Sprawa Dariusza P. z Jastrzębia-Ruptawy
Sprawa Dariusza P. z Jastrzębia-Ruptawy dotyczy pożaru domu z 2013 roku, w którym zginęła jego żona i czworo dzieci, a ocalał jedynie najstarszy syn. Sąd ustalił, że ogień podłożono w kilku miejscach, dlatego hipoteza zwarcia instalacji nie wytrzymała weryfikacji. Według prawomocnych orzeczeń mężczyzna działał z premedytacją, ponieważ chciał sięgnąć po pieniądze z polis i „uwolnić się” od rodziny. Wyrok dożywocia podtrzymał Sąd Apelacyjny w Katowicach, a Sąd Najwyższy oddalił kasację obrony, co przesądziło finał sprawy.
Do jakiego zdarzenia doszło i kiedy
Pożar wybuchł nocą w maju 2013 r. w dzielnicy Ruptawa. Ogień objął budynek szybko, a ofiary nie miały szans na ucieczkę. Biegli wykryli ślady celowego podpalenia i upozorowania zwarcia. W efekcie prokuratura postawiła zarzuty zabójstwa pięciu osób oraz usiłowania zabójstwa szóstej – syna, który przeżył. Te ustalenia stały się osią aktu oskarżenia.
Kim okazał się sprawca
Sprawcą – w świetle prawomocnych wyroków – był Dariusz P., mąż i ojciec ofiar. Sąd wskazał, że podłożył ogień w wielu punktach, a następnie próbował skierować śledztwo na awarię instalacji. Nie przyznał się do winy, chociaż materiał dowodowy uznano za spójny i pełny.
Z jakich działał pobudek
Motywem były pieniądze z ubezpieczenia oraz długi. W uzasadnieniach sądowych podkreślono chęć uzyskania odszkodowania i „uwolnienia się” od rodziny. Ta konkluzja pojawia się w komunikatach PAP i Onetu oraz w relacjach z procesu.
Proces i wyrok
19 grudnia 2016 r. sąd I instancji wymierzył karę dożywotniego pozbawienia wolności, z możliwością ubiegania się o warunkowe zwolnienie po 35 latach. 12 stycznia 2018 r. Sąd Apelacyjny w Katowicach utrzymał wyrok. 9 stycznia 2019 r. Sąd Najwyższy oddalił kasację obrony, zamykając drogę do zmiany rozstrzygnięcia.

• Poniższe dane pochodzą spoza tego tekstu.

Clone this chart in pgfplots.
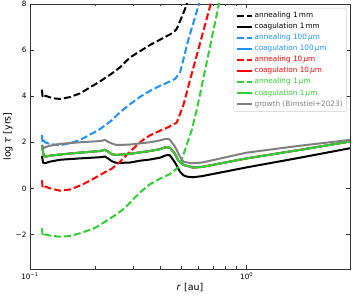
\documentclass[border=0pt]{standalone}
\usepackage{fontspec}
\setmainfont{DejaVu Sans}
\usepackage{pgfplots}
\pgfplotsset{compat=1.18}
\usepackage{pgfplotstable}
\definecolor{mblue}{RGB}{30,144,255}
\definecolor{mred}{RGB}{255,0,0}
\definecolor{mgreen}{RGB}{50,205,50}
\definecolor{mgray}{RGB}{128,128,128}

\pgfplotstableread{
r t
0.11360 4.28
0.11421 4.00
0.11543 4.08
0.11729 4.02
0.12370 3.95
0.13044 3.90
0.13754 3.88
0.15293 3.96
0.17013 4.12
0.18924 4.38
0.21040 4.64
0.23826 4.98
0.26020 5.25
0.28935 5.68
0.32178 5.95
0.35796 6.22
0.39807 6.45
0.45706 6.75
0.47540 6.92
0.49236 7.25
0.51921 7.78
0.52869 8.00
0.54756 8.40
}\annA

\pgfplotstableread{
r t
0.11360 2.32
0.11421 1.98
0.11543 2.08
0.11729 2.00
0.12370 1.92
0.13754 1.87
0.15293 1.96
0.17013 2.10
0.18924 2.33
0.21040 2.57
0.23826 2.95
0.26020 3.30
0.28935 3.65
0.32178 3.97
0.35796 4.23
0.39807 4.45
0.43340 4.60
0.46690 4.75
0.49236 5.02
0.50993 5.58
0.53775 6.45
0.60249 8.00
0.62202 8.45
}\annB

\pgfplotstableread{
r t
0.11360 0.35
0.11421 0.08
0.11543 0.15
0.11729 0.08
0.12370 0.00
0.13754 -0.10
0.15293 -0.05
0.17013 0.12
0.18924 0.33
0.20315 0.50
0.22188 0.70
0.23826 0.85
0.26020 1.15
0.28935 1.60
0.33220 2.10
0.35796 2.30
0.39807 2.50
0.43340 2.65
0.47540 2.85
0.48201 3.00
0.50993 3.60
0.54756 4.70
0.68230 8.00
0.69918 8.35
}\annC

\pgfplotstableread{
r t
0.11360 -1.73
0.11421 -2.00
0.11543 -1.92
0.11729 -2.00
0.12370 -2.05
0.13754 -2.10
0.15293 -2.07
0.17013 -1.95
0.18924 -1.80
0.20315 -1.68
0.22188 -1.45
0.25124 -1.12
0.27439 -0.85
0.28935 -0.62
0.32178 -0.18
0.35796 0.18
0.39807 0.42
0.44270 0.62
0.47540 0.85
0.49236 1.02
0.50993 1.45
0.55754 2.53
0.58796 3.40
0.74480 8.00
0.76896 8.60
}\annD

\pgfplotstableread{
r t
0.11360 1.40
0.11482 1.12
0.11729 1.09
0.12370 1.16
0.13754 1.24
0.17013 1.30
0.21040 1.35
0.22188 1.38
0.22908 1.30
0.23826 1.18
0.25124 1.10
0.28935 1.12
0.32178 1.20
0.35796 1.25
0.39807 1.33
0.41978 1.42
0.43340 1.45
0.44270 1.43
0.46690 1.12
0.49236 0.72
0.50993 0.57
0.52869 0.51
0.56529 0.48
0.62202 0.53
1.00000 0.91
1.76198 1.33
2.99730 1.74
}\coA

\pgfplotstableread{
r t
0.11360 1.88
0.11543 1.45
0.11729 1.37
0.12370 1.42
0.14200 1.48
0.17013 1.55
0.21040 1.62
0.22188 1.67
0.22908 1.60
0.23826 1.48
0.25124 1.45
0.28935 1.50
0.32178 1.56
0.35796 1.62
0.39807 1.70
0.41978 1.78
0.43340 1.78
0.44270 1.75
0.46690 1.50
0.48201 1.23
0.50993 1.02
0.54756 0.94
0.56529 0.90
0.62202 0.93
1.00000 1.30
1.76198 1.67
2.99730 2.03
}\coD

\pgfplotstableread{
r t
0.11360 1.85
0.11605 1.75
0.11854 1.80
0.12370 1.85
0.13754 1.93
0.17013 2.00
0.21040 2.05
0.22188 2.10
0.22908 2.02
0.23826 1.95
0.25124 1.88
0.28935 1.90
0.32178 1.95
0.35796 2.00
0.39807 2.08
0.41978 2.14
0.43340 2.15
0.44270 2.10
0.46690 1.81
0.49236 1.37
0.50993 1.16
0.54756 1.10
0.56529 1.09
0.62202 1.12
1.00000 1.55
1.76198 1.85
2.99730 2.10
}\grw

\begin{document}
\begin{tikzpicture}
\useasboundingbox (-30pt,-28pt) rectangle (324pt,269pt);
\begin{axis}[
  scale only axis, width=320pt, height=265pt,
  xmode=log, xmin=0.1, xmax=2.9973, ymin=-3.5, ymax=8,
  xtick={0.1,1}, xticklabels={10\textsuperscript{−1},10\textsuperscript{0}},
  ytick={-2,0,2,4,6,8}, yticklabels={−2,0,2,4,6,8},
  tick label style={font=\fontsize{7.3}{8}\selectfont},
  label style={font=\fontsize{9.5}{11}\selectfont},
  xlabel={\textit{r} [au]}, ylabel={log \textit{τ} [yrs]},
  xlabel style={at={(axis description cs:0.5,-0.0717)}, anchor=center},
  ylabel style={at={(axis description cs:-0.06875,0.5)}, anchor=center},
  axis line style={black!80, line width=0.9pt},
  major tick length=4pt, minor tick length=2.5pt,
  every tick/.style={black!80, line width=0.7pt},
  tick align=inside,
  legend style={at={(axis description cs:0.99,0.985)}, anchor=north east,
    draw=black!20, rounded corners=2pt, fill=white,
    font=\fontsize{7.3}{8.5}\selectfont, inner sep=2pt},
  legend cell align=left,
  legend image code/.code={\draw[#1] (0pt,0pt) -- (15pt,0pt);},
  every axis plot/.append style={line width=2pt, line join=round},
]
\addplot[black, dash pattern=on 7pt off 3pt] table {\annA};
\addlegendentry{annealing 1\,mm}
\addplot[black] table {\coA};
\addlegendentry{coagulation 1\,mm}
\addplot[mblue, dash pattern=on 7pt off 3pt] table {\annB};
\addlegendentry{\textcolor{mblue}{annealing 100\,\textit{μ}m}}
\addplot[mblue] table {\coD};
\addlegendentry{\textcolor{mblue}{coagulation 100\,\textit{μ}m}}
\addplot[mred, dash pattern=on 7pt off 3pt] table {\annC};
\addlegendentry{\textcolor{mred}{annealing 10\,\textit{μ}m}}
\addplot[mred] table {\coD};
\addlegendentry{\textcolor{mred}{coagulation 10\,\textit{μ}m}}
\addplot[mgreen, dash pattern=on 7pt off 3pt] table {\annD};
\addlegendentry{\textcolor{mgreen}{annealing 1\,\textit{μ}m}}
\addplot[mgreen] table {\coD};
\addlegendentry{\textcolor{mgreen}{coagulation 1\,\textit{μ}m}}
\addplot[mgray] table {\grw};
\addlegendentry{\textcolor{mgray}{growth (Birnstiel+2023)}}
\end{axis}
\end{tikzpicture}
\end{document}
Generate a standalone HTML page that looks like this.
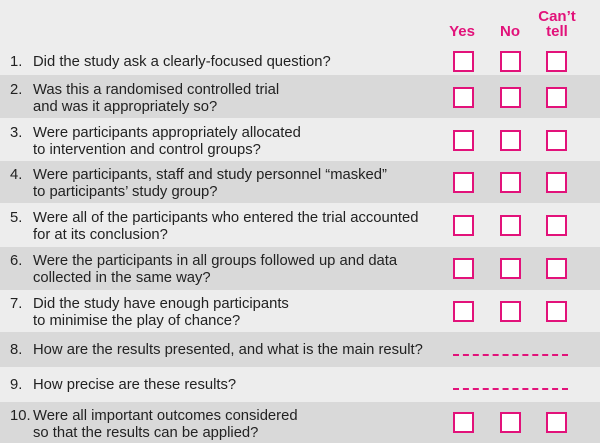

Tym samym kara stała się ostateczna.
Czy ocalały syn wierzy w niewinność ojca
Najstarszy syn publicznie bronił ojca i kwestionował winę, co media odnotowały w 2018 r. Sąd jednak ocenił dowody inaczej, dlatego stanowisko rodziny nie wpłynęło na finał. W 2019 r. Dariusza P. uznano dodatkowo za niegodnego dziedziczenia po zmarłej małżonce.